Udine, 11 – 12 dicembre (info: cianciubcioling.com)
11 dicembre, Palasport Primo Carnera, dalle 9.30, incontro interreligioso sul tema: “Religioni Insieme in Dialogo e Preghiera per la Pace”.
Palasport Primo Carnera, dalle 14,30: insegnamenti di filosofia buddhista e iniziazione di Avalokitesvara.
12 dicembre, Palasport Primo Carnera, dalle 9.30: “La formazione come crescita interiore”, incontro di S.S. con gli studenti delle scuole superiori della Provincia di Udine e dell’Università cittadina. Messaggio di saluto del Presidente della Giunta Regionale Riccardo Illy.

Roma, 13 – 15 dicembre
13 dicembre, Campidoglio, Sala Giulio Cesare: partecipazione del Dalai Lama all’VIII Summit dei Premi Nobel per la Pace.

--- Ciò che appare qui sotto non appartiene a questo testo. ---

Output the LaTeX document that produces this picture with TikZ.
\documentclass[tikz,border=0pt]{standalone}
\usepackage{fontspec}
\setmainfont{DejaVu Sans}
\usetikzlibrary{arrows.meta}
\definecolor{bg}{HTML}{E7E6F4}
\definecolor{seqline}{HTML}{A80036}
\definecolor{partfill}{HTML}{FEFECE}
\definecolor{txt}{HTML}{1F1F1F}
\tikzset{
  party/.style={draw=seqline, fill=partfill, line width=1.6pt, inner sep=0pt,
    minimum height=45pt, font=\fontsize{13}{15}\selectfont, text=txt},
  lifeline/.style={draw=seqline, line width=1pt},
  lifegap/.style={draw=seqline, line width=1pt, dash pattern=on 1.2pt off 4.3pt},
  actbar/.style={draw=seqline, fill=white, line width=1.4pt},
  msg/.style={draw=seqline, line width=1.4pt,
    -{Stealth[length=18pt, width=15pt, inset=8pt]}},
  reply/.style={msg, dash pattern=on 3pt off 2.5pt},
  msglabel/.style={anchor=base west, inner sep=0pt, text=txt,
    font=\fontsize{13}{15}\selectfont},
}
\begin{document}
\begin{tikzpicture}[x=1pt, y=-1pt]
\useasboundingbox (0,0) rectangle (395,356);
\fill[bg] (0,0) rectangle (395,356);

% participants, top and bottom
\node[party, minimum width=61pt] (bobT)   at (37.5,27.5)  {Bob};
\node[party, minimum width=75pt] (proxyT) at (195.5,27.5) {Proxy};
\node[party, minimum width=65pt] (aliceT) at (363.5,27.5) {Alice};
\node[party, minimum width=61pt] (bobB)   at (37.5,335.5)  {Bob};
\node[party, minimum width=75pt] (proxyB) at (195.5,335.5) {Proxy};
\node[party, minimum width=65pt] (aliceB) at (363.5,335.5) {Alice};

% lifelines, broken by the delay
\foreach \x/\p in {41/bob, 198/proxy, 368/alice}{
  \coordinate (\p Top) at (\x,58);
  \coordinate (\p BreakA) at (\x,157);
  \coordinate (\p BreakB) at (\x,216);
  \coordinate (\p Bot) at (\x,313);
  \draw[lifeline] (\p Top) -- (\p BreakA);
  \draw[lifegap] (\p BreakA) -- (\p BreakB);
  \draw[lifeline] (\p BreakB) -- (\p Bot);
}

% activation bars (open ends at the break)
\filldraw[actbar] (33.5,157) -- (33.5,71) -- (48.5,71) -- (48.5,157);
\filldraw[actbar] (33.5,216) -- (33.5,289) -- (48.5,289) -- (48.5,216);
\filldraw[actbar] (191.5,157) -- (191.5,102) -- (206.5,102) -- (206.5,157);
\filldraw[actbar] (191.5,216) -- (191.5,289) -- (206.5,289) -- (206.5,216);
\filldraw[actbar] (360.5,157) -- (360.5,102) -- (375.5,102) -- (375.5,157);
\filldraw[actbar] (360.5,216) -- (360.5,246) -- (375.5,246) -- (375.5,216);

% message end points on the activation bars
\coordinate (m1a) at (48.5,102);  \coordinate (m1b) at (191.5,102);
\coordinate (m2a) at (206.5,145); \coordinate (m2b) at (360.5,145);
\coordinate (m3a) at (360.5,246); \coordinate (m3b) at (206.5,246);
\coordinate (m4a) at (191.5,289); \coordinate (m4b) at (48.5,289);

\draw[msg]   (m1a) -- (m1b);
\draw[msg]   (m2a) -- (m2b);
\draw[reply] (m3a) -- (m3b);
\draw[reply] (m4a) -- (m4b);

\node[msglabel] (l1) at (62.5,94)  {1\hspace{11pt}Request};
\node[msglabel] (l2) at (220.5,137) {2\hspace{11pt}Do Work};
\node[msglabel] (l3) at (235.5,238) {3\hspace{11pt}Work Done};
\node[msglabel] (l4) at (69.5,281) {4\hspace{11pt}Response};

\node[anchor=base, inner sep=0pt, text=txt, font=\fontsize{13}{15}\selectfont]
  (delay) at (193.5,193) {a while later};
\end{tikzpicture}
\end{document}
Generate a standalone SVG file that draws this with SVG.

14 dicembre, Auditorium della Musica, ore 10.00, incontro pubblico

Torino, 16 dicembre
Auditorium RAI, ore 9.30: incontro con gli organi di stampa
Auditorium RAI, ore 10.30: incontro pubblico. Potrà essere seguito dal maxischermo in Piazza Castello.
Ore 16.00, presso il Comune di Torino: incontro con il sindaco e le autorità cittadine e conferimento della cittadinanza onoraria.